# [What is required]
Omit the pictures and print exactly the lines of the listing below, starting at the first and ending at the line containing "from matplotlib.transforms import offset_copy".

◆ ◆ ◆ ◆ ◆ ◆ ◆

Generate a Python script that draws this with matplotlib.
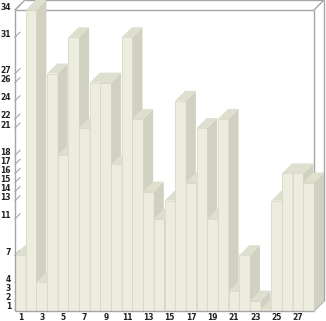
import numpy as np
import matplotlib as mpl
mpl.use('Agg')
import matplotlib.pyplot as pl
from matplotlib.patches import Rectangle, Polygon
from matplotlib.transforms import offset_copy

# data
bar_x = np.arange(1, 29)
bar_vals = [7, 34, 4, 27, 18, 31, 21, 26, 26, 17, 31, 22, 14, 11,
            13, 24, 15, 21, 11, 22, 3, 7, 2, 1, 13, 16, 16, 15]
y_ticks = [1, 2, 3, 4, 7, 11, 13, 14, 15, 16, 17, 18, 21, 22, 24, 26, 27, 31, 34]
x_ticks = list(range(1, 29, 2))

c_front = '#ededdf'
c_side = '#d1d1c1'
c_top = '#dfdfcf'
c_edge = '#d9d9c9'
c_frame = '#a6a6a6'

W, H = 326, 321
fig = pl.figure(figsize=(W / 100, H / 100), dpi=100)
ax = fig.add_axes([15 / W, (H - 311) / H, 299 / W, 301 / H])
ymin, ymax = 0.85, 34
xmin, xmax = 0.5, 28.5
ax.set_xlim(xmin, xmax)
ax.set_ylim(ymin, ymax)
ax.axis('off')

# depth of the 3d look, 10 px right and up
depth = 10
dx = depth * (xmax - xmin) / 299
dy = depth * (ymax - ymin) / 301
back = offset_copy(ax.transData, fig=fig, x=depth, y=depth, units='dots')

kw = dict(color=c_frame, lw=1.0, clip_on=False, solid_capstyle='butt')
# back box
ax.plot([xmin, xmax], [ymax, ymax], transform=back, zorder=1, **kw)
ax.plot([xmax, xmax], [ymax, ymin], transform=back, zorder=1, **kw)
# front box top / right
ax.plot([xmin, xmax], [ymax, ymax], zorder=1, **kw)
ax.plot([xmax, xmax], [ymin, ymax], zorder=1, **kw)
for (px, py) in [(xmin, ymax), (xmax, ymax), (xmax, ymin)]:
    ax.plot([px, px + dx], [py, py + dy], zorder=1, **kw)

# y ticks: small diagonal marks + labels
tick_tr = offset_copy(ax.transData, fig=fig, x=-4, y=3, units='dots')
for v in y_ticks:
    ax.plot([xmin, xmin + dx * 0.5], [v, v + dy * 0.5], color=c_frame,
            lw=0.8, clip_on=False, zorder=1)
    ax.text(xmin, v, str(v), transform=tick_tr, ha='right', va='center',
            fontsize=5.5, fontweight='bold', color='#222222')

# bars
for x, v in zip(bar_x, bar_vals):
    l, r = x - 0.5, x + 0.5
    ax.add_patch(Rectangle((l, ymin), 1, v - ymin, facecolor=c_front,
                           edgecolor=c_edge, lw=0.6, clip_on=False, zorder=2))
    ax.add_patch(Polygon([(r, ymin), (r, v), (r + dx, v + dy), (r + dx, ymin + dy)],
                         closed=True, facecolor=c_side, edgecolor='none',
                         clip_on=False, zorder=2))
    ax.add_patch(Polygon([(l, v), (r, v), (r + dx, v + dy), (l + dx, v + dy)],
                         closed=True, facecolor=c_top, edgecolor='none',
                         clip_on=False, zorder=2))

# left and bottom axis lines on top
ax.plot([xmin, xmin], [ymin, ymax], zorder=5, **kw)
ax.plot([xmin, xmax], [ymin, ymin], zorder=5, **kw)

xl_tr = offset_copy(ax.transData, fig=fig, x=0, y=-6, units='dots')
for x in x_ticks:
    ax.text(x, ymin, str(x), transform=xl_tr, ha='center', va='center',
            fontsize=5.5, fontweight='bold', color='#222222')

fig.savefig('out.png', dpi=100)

◆ ◆ ◆ ◆ ◆ ◆ ◆

# [Finished answer]
Generate a Python script that draws this with matplotlib.
import numpy as np
import matplotlib as mpl
mpl.use('Agg')
import matplotlib.pyplot as pl
from matplotlib.patches import Rectangle, Polygon
from matplotlib.transforms import offset_copy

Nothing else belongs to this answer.